5. Something I'm guilty of when writing about Petrie is that I discount (almost to null) his previous success. Two Exec of the Year trophies don't lie. My struggle covering the Kings locally is that there's a definite set of fans that I feel overrate Petrie's decade-old triumphs. Nationally, there's little of that happening. So on the spectrum of respect for triumphs past, a big (but shrinking) group of Kings fans are on the far right (remaining loyal to Petrie), the national media is to the far left (thinking Petrie is an absolute joke who has lost his marbles), and I'm in the middle (acknowledging the successes, concerned about the prolonged slump, absolutely ready to move on with new blood). If I have the pulse right, I think most of y'all are in the same zone as I with differing opinions on whether he should actually still have his job or not. Regardless, just as is the case with Bryan Colangelo in Toronto, there's no denying that at one point Petrie was considered very good at what he does. Whether he retains any of that genius is the basis for the rest of this discussion.
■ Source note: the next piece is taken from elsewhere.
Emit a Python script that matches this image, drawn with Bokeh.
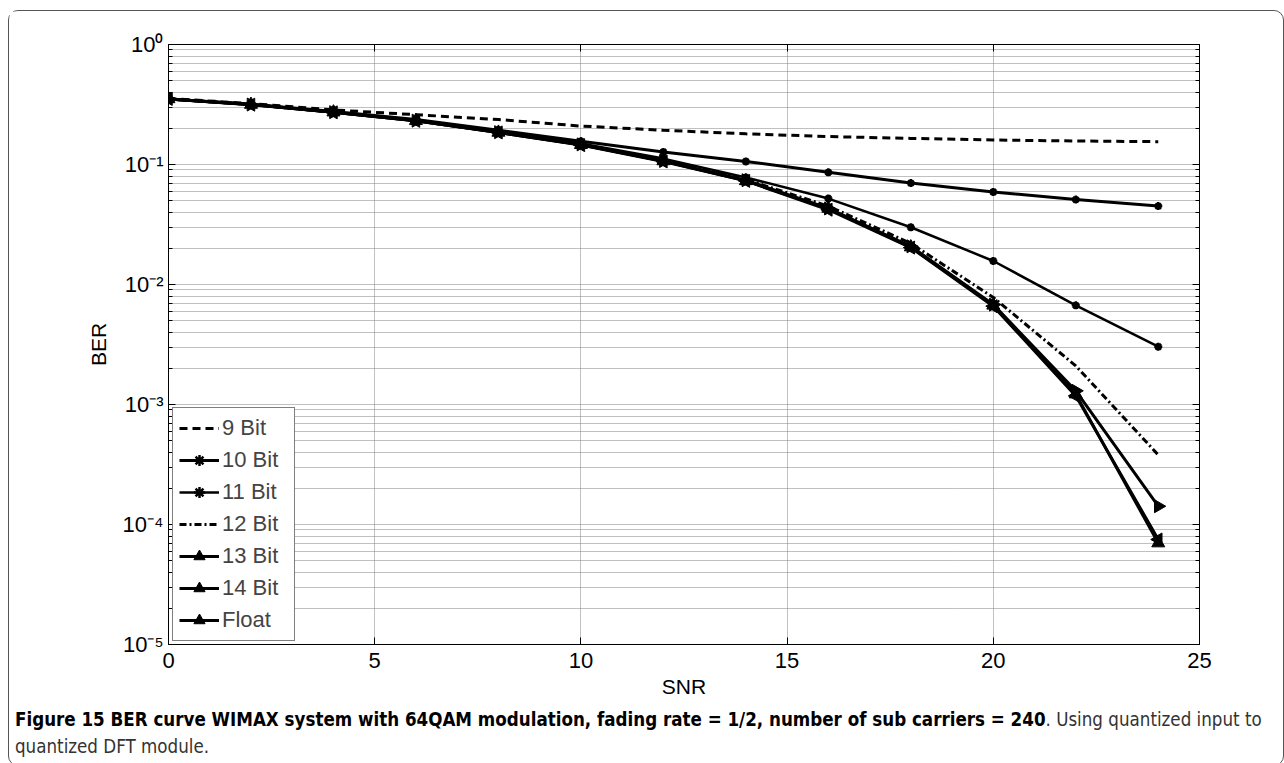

I have made no secret of the fact that I think Petrie needs to be replaced. The record (literally) speaks for itself. In addition to the club's on-court failure, the handling of DeMarcus Cousins up until Keith Smart was promoted, the fall-out with Jason Levien, the awful trades of the past couple of years (Martin-for-Landry, the Salmons deal, the Hickson deal) and the inability to create anything like a positive team culture in spite of the losing -- all of that serves as the basis of why I think the Kings would be better off without Petrie, regardless of whether the Maloofs can pony up in July.

But I accept alternate viewpoints, and also enjoy reading dissenting opinions on the issue. I look forward to seeing how y'all feel about Henry's piece (in addition to the comments from Tuesday's FanShot) and the future of Petrie and the Kings.